Brazil, who has about 100 cattle on his 600-acre ranch, owns the olive farm and will retire from Covestro next year.

He and his wife have lived on the farm for the last 13 years and never dreamed they would be in this predicament.

About 10 years ago, the 120-acres close to Brazil where the olive farm sits was up for sale.

Gino Venitucci, a graduate of Texas A&M, purchased the land and decided to farm. The Italian grew up in northern Italy, moved to the states and married a girl from Kilgore. He spent most of his life working around the world in the petroleum industry.

He retired and with a friend from Texas Tech, researched the Gulf Coast area and thought it would be perfect for an olive farm.
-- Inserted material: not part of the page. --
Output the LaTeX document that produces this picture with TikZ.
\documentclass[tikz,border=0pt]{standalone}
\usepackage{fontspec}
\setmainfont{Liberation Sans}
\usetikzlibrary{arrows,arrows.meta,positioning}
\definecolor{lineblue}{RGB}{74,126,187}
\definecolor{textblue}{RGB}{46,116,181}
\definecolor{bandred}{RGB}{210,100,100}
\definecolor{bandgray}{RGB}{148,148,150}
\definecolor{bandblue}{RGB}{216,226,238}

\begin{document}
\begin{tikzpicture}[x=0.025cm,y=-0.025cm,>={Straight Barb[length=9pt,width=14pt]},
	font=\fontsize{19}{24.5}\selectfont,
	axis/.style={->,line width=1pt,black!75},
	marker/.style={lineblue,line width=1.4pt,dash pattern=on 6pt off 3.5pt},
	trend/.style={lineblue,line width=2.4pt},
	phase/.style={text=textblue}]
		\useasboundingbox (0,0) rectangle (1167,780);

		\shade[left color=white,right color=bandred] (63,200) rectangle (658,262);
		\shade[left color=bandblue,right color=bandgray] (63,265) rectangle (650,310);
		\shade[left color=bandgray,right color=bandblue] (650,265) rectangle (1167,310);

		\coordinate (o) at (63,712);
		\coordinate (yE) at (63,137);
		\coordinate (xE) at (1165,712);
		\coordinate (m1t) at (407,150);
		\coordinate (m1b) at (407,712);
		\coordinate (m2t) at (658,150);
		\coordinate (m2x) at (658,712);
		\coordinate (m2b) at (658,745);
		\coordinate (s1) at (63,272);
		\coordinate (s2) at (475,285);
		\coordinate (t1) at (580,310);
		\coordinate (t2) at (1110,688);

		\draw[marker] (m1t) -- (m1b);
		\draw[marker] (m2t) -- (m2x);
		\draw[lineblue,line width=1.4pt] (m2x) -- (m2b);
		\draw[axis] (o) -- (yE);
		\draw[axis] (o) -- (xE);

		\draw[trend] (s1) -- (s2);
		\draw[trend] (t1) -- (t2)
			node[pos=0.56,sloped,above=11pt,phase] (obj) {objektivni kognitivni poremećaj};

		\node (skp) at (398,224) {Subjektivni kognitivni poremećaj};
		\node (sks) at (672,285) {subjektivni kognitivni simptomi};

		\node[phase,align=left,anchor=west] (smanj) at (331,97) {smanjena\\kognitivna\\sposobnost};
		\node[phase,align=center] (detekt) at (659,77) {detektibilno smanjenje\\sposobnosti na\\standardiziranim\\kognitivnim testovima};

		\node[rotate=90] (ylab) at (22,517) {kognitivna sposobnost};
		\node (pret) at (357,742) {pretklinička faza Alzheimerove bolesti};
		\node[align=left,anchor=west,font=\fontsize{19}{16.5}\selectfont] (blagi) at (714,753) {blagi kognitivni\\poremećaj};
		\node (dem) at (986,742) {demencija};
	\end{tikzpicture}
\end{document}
“The Gulf Coast was warm enough in the winter it wouldn’t freeze and the temperature was consistently warm enough for it to flower in the spring,” Brazil said he reasoned.

Brazil showed the Italian how to use a levy plow and pulled up 60 rows for him and he began planting his trees.

The two became friends and olives piqued Brazil’s interest. They mutually shared farming knowledge with one another and Gino eventually sold out the farm to Brazil and his partners.

It’s a super high-density orchard where the trees are lined in rows that are 12-14 feet from the next row with trees that are about five feet apart from each other in the row.

“This orchard is set up to do mechanical harvesting,” he said.

There are about 650-680 trees per acre and they have around 34,000 trees.

They buy the cuttings to plant new trees from a nursery in California and it takes about five years before the trees begin to bear olive fruit.

A bad winter last year already meant little fruit were bearing on the trees when Harvey hit.

“What little bit we would have harvested, we lost during the flood,” he said.

Few Texas olive farmers were harvesting this year because of the bad winter, but this was a devastating blow to lose all of the fruit.

“This is the first year that we didn’t produce any olives or oil,” he said disappointed.

There are hoses that are wound through the trees for irrigation, but are largely unnecessary with the soil in this part of Texas.

“We spend more time fighting to keep water off of the trees than on them,” he said. “We haven’t watered our trees in four years.”

Brazil said the trees should have to work for their water.

“This is a clay gumbo type of soil and it retains water so you really don’t want it to be sitting in water for any length of time because it can develop a root fungus that’s hard to get rid of,” he said.

To keep the orchard pristine, it takes about two days to mow.

Harvest time can be exciting.

To ensure the highest quality of oil, the olives are pressed within a half hour to hour or so of being picked.

The harvesting is done now with an Oxbo 6420 Super High Density Olive Harvester that basically straddles over the trees and drives at about four miles per hour using a bow rod picking system that removes the olives with minimal tree damage and delivers them to dual dump bins. The bins are then transported on the property just minutes away to an awaiting Texas Mobile Mill where the mobile olive processing unit mills the olives on-site saving transportation and storage costs.

“The quicker you get it milled, the better the oil,” Brazil said.

Brazil has put together a plan now and is headed back in the right direction and anxious to get back to his speaking engagements and taste testing parties that brought them so much success in the past.

“I’m still learning every day more about olive ranching. The farming is easy to me. It’s the marketing that’s the hardest for me,” he said.

To compensate, he attends as many conferences as he can.

Success has been sweet with the Southeast Texas Olive Oil knocking out more than 900 teams to win the coveted 2017 Silver Award in the New York International Olive Oil Competition.

The olive oil can now be found in the high-end Spec’s stores and many others locally.